La expresidenta de la Convención, Elisa Loncon, alegó hace unas semanas en la Universidad de Harvard que las comunidades indígenas, que rechazaron mayoritariamente la propuesta, en realidad habían sido “colonizados por el pensamiento occidental”, sin poder recuperar “la manera aborigen de pensar”. A comienzos de marzo, en tanto, un grupo de exconvencionales de Apruebo Dignidad viajó a Estados Unidos, invitadas por la ONU, para dar a conocer su experiencia en el proceso. En una actividad previa, en la Universidad de Nueva York, acusaron que el país no entendió el cambio que se proponía en un texto vanguardista, “que era como una especie de faro”.

¿Será acaso que las chilenas y los chilenos no entendieron las bondades del catálogo de derechos sociales que proponía la propuesta de la Convención? ¿No serán otras las razones? Lo cierto es que la sociedad en su conjunto sabe que ningún catálogo de derechos que pretenda borrar con el codo los avances que hemos tenido como país en las últimas décadas o que, más relevante aún, no considere un Estado capaz de planificarlos, financiarlos y cumplirlos, puede ser el camino correcto para el país.

Acá surge una vez más entonces el desafío inconcluso, la tarea evadida, los trapos sucios de nuestra institucionalidad democrática: nuestra crónica incapacidad para abordar una necesaria modernización del Estado. Francis Fukuyama, el famoso autor de El fin de la Historia, ha dicho en otro de sus libros, Confianza: las virtudes sociales y la creación de prosperidad, que existe un círculo virtuoso entre la confianza, que es esencial para el desarrollo económico y social de un país, y la necesaria modernización del Estado, que es clave para generar confianza en la sociedad. Muchos otros autores también son capaces de expandir este análisis a la lucha contra la corrupción, las inequidades, los abusos del aparato público y la ausencia de una evaluación adecuada ante la eficacia de los programas sociales.

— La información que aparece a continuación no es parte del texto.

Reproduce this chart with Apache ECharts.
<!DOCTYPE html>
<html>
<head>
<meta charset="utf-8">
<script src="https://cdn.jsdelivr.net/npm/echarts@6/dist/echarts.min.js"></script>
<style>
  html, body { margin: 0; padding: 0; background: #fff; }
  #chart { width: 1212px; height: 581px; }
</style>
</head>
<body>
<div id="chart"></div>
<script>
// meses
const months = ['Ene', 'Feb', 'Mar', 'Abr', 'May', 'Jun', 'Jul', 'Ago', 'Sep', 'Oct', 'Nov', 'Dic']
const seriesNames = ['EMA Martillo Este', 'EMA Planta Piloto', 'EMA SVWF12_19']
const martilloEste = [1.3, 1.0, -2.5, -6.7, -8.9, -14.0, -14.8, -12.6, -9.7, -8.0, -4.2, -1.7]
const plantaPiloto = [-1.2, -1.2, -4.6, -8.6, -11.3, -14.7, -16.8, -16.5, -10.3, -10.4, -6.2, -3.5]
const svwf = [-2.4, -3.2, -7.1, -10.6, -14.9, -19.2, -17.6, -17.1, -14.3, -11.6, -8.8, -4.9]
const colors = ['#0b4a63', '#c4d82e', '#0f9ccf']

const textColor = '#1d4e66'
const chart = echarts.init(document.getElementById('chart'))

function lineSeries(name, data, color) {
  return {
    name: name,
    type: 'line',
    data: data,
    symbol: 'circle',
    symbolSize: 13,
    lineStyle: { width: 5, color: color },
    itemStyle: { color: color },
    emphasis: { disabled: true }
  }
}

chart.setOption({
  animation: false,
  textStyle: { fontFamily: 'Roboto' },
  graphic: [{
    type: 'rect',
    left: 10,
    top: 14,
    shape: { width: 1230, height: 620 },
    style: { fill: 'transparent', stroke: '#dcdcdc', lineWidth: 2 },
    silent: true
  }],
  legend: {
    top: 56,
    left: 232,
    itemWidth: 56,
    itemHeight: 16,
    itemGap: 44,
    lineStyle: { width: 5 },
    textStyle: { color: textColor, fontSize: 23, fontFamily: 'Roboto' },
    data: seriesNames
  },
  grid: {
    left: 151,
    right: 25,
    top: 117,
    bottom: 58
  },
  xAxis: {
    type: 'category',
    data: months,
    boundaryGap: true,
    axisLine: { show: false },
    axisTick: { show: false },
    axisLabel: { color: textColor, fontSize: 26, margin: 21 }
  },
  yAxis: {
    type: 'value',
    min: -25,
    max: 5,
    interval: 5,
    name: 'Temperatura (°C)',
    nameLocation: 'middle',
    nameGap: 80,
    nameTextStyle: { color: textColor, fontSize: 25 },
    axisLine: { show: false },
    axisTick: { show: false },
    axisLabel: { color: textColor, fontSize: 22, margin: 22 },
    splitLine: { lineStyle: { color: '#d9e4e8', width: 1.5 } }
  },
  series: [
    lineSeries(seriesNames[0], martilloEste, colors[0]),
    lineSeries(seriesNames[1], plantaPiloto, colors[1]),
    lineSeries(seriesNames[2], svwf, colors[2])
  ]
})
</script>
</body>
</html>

Chile necesita que nuestra Constitución actualice su catálogo de derechos sociales consagrados en esta, sin duda. Necesita que nuestra Carta Magna reconozca que el Chile del siglo XXI es un país en que mujeres y hombres deben desarrollarse en una cancha pareja, con un Estado que es capaz de corregir las inequidades. Que sea capaz de proteger efectivamente los derechos fundamentales de nuestros niños, niñas y adolescentes. Que entregue un acceso a servicios de salud y educación de calidad, sin minar la libertad de las personas de tomar sus propias decisiones. Que aborde las necesidades particulares de cada región de Chile, entregándoles las herramientas necesarias a los gobiernos locales para que podamos construir nuestro propio futuro en un espacio de equidad. Que miremos al futuro y que consagremos hoy aquellas instituciones que nos permitirán aprovechar al máximo las potencialidades del país en materias de innovación, generación de energías sustentables y el cuidado del medio ambiente, dibujando un futuro en que podemos construir un desarrollo económico armónico.

Y Chile también necesita de un Estado más moderno, más fresco, flexible e innovador, más eficiente y con la porosidad necesaria para recoger a tiempo las demandas ciudadanas, sin estructuras burocráticas que les dan un portazo en la cara. Necesitamos un Estado que se haga cargo de justificar e invertir cada peso que la ciudadanía paga como impuestos; que sea estricto en la evaluación de sus programas; que entienda que el foco debe estar en las personas y no en seguir aumentando por inercia el número de instituciones públicas, esperando que por la firma de un nuevo decreto se terminen las problemáticas sociales. Que asuma los desafíos de la digitalización y la gestión de datos y que, por fin, vuelque la mirada al exterior, hacia la ciudadanía.

Nuevos derechos sociales, un nuevo Estado. Ese es el rumbo.